Londres s'imposait comme un choix logique pour y créer une telle affaire. D'une part, la Française, qui vient de l'Ile de Ré, y disposait déjà d'un réseau. D'autre part, la capitale britannique était le lieu idéal, sorte d'« entre-deux » mêlant la France et les Etats-Unis, autrement dit, les aspects culturels de l'un et commerciaux des autres.

« J'ai toujours pensé business dans mon industrie », a confié cette entrepreneure lors d'une table-ronde dévolue à l'écosystème britannique dans le cadre de la récente French Touch Conference à Paris.
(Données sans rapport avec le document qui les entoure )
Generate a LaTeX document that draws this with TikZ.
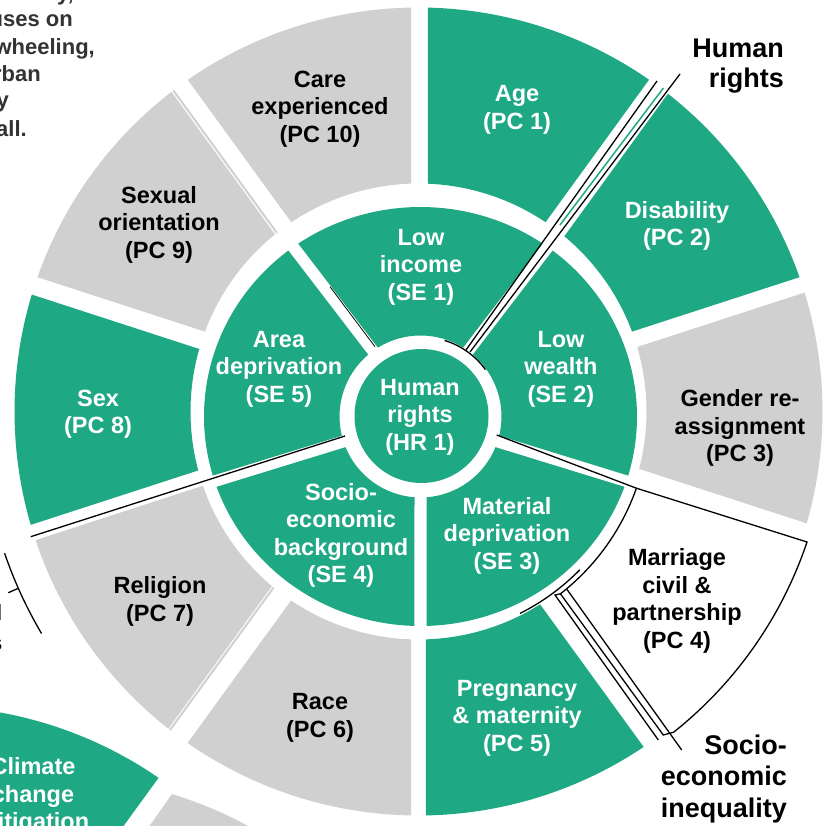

Celle qui a fait khâgne et hypokhâgne en a tiré notamment une forte capacité à construire un argumentaire. Son expérience à Los Angeles lui a en revanche « beaucoup appris sur le marketing, la promotion et la visibilité. » Autant d'atouts utiles dans son entreprise actuelle. A la tête aujourd'hui d'une équipe de cinq personnes à temps plein, Marine Tanguy est par ailleurs très engagée en ce qui concerne l'intégration de l'art dans l'espace urbain. L'une de ses artistes a ainsi construit une sculpture qui aspire la pollution de l'air... « C'est un exemple marquant d'utilisation de l'art pour passer des messages forts », souligne la jeune patronne.